Restate the data word for word and leave the images out.
══════
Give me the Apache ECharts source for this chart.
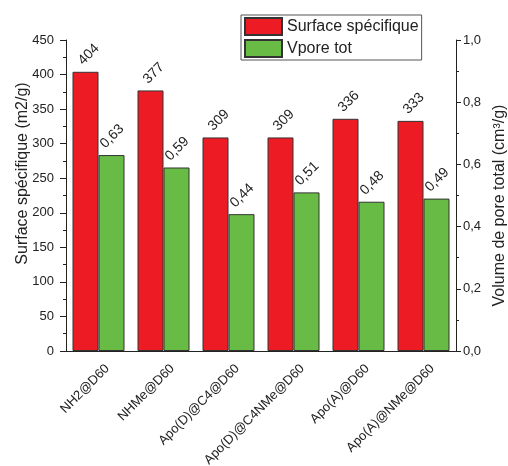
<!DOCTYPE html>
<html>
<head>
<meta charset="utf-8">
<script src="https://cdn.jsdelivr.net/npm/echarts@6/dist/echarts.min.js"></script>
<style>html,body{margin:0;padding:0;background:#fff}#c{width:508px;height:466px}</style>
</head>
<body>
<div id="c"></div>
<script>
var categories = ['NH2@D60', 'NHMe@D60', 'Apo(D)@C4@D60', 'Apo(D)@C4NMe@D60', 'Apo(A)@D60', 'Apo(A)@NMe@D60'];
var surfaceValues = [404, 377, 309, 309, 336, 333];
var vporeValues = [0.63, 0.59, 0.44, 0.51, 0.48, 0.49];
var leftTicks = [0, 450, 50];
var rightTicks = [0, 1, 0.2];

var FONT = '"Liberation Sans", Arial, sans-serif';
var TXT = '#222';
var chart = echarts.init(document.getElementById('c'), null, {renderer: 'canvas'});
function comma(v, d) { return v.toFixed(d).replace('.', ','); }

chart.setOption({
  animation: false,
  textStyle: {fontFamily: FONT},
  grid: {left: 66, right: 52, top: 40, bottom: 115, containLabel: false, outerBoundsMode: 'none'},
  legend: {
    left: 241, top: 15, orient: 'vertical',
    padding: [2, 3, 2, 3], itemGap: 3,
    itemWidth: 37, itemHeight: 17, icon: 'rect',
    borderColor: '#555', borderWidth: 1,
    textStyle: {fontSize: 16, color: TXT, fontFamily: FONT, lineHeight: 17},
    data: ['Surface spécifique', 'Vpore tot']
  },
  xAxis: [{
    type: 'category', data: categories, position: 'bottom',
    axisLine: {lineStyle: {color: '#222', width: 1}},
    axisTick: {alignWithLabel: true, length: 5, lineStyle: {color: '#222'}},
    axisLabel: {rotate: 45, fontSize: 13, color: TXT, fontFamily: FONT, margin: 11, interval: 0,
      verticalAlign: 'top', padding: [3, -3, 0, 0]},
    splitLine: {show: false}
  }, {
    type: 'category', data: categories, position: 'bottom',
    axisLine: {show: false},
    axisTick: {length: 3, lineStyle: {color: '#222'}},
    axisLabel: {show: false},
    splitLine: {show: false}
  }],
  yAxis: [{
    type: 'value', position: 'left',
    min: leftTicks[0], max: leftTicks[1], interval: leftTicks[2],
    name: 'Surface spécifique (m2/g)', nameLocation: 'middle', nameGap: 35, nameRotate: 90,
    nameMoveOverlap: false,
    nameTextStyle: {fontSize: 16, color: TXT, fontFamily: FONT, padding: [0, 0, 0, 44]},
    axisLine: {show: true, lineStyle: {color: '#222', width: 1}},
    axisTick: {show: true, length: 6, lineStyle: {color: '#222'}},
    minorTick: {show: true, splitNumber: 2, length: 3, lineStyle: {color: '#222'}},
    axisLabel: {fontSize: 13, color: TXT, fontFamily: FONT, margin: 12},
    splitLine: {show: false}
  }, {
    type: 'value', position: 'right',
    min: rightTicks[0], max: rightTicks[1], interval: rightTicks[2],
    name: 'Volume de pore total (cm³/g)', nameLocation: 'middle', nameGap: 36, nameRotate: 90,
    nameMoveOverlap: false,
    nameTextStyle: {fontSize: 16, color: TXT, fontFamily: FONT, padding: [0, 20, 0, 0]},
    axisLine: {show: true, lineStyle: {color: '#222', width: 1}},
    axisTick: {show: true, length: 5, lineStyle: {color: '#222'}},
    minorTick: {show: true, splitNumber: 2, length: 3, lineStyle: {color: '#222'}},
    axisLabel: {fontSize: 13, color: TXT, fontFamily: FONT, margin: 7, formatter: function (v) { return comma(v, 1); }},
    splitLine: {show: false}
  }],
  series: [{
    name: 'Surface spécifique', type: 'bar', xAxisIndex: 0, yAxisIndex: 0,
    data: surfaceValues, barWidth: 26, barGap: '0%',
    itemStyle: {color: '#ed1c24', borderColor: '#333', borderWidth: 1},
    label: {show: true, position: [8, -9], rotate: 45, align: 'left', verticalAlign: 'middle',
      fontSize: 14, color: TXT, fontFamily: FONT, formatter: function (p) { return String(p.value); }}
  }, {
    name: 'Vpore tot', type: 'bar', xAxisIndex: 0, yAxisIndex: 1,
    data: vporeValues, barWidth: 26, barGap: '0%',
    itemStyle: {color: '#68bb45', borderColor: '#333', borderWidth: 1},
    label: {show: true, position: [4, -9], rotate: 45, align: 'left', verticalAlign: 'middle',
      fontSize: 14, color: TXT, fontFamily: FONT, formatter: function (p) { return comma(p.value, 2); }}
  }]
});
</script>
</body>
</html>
══════
§ TASK RESULT
Give me the Apache ECharts source for this chart.
<!DOCTYPE html>
<html>
<head>
<meta charset="utf-8">
<script src="https://cdn.jsdelivr.net/npm/echarts@6/dist/echarts.min.js"></script>
<style>html,body{margin:0;padding:0;background:#fff}#c{width:508px;height:466px}</style>
</head>
<body>
<div id="c"></div>
<script>
var categories = ['NH2@D60', 'NHMe@D60', 'Apo(D)@C4@D60', 'Apo(D)@C4NMe@D60', 'Apo(A)@D60', 'Apo(A)@NMe@D60'];
var surfaceValues = [404, 377, 309, 309, 336, 333];
var vporeValues = [0.63, 0.59, 0.44, 0.51, 0.48, 0.49];
var leftTicks = [0, 450, 50];
var rightTicks = [0, 1, 0.2];

var FONT = '"Liberation Sans", Arial, sans-serif';
var TXT = '#222';
var chart = echarts.init(document.getElementById('c'), null, {renderer: 'canvas'});
function comma(v, d) { return v.toFixed(d).replace('.', ','); }

chart.setOption({
  animation: false,
  textStyle: {fontFamily: FONT},
  grid: {left: 66, right: 52, top: 40, bottom: 115, containLabel: false, outerBoundsMode: 'none'},
  legend: {
    left: 241, top: 15, orient: 'vertical',
    padding: [2, 3, 2, 3], itemGap: 3,
    itemWidth: 37, itemHeight: 17, icon: 'rect',
    borderColor: '#555', borderWidth: 1,
    textStyle: {fontSize: 16, color: TXT, fontFamily: FONT, lineHeight: 17},
    data: ['Surface spécifique', 'Vpore tot']
  },
  xAxis: [{
    type: 'category', data: categories, position: 'bottom',
    axisLine: {lineStyle: {color: '#222', width: 1}},
    axisTick: {alignWithLabel: true, length: 5, lineStyle: {color: '#222'}},
    axisLabel: {rotate: 45, fontSize: 13, color: TXT, fontFamily: FONT, margin: 11, interval: 0,
      verticalAlign: 'top', padding: [3, -3, 0, 0]},
    splitLine: {show: false}
  }, {
    type: 'category', data: categories, position: 'bottom',
    axisLine: {show: false},
    axisTick: {length: 3, lineStyle: {color: '#222'}},
    axisLabel: {show: false},
    splitLine: {show: false}
  }],
  yAxis: [{
    type: 'value', position: 'left',
    min: leftTicks[0], max: leftTicks[1], interval: leftTicks[2],
    name: 'Surface spécifique (m2/g)', nameLocation: 'middle', nameGap: 35, nameRotate: 90,
    nameMoveOverlap: false,
    nameTextStyle: {fontSize: 16, color: TXT, fontFamily: FONT, padding: [0, 0, 0, 44]},
    axisLine: {show: true, lineStyle: {color: '#222', width: 1}},
    axisTick: {show: true, length: 6, lineStyle: {color: '#222'}},
    minorTick: {show: true, splitNumber: 2, length: 3, lineStyle: {color: '#222'}},
    axisLabel: {fontSize: 13, color: TXT, fontFamily: FONT, margin: 12},
    splitLine: {show: false}
  }, {
    type: 'value', position: 'right',
    min: rightTicks[0], max: rightTicks[1], interval: rightTicks[2],
    name: 'Volume de pore total (cm³/g)', nameLocation: 'middle', nameGap: 36, nameRotate: 90,
    nameMoveOverlap: false,
    nameTextStyle: {fontSize: 16, color: TXT, fontFamily: FONT, padding: [0, 20, 0, 0]},
    axisLine: {show: true, lineStyle: {color: '#222', width: 1}},
    axisTick: {show: true, length: 5, lineStyle: {color: '#222'}},
    minorTick: {show: true, splitNumber: 2, length: 3, lineStyle: {color: '#222'}},
    axisLabel: {fontSize: 13, color: TXT, fontFamily: FONT, margin: 7, formatter: function (v) { return comma(v, 1); }},
    splitLine: {show: false}
  }],
  series: [{
    name: 'Surface spécifique', type: 'bar', xAxisIndex: 0, yAxisIndex: 0,
    data: surfaceValues, barWidth: 26, barGap: '0%',
    itemStyle: {color: '#ed1c24', borderColor: '#333', borderWidth: 1},
    label: {show: true, position: [8, -9], rotate: 45, align: 'left', verticalAlign: 'middle',
      fontSize: 14, color: TXT, fontFamily: FONT, formatter: function (p) { return String(p.value); }}
  }, {
    name: 'Vpore tot', type: 'bar', xAxisIndex: 0, yAxisIndex: 1,
    data: vporeValues, barWidth: 26, barGap: '0%',
    itemStyle: {color: '#68bb45', borderColor: '#333', borderWidth: 1},
    label: {show: true, position: [4, -9], rotate: 45, align: 'left', verticalAlign: 'middle',
      fontSize: 14, color: TXT, fontFamily: FONT, formatter: function (p) { return comma(p.value, 2); }}
  }]
});
</script>
</body>
</html>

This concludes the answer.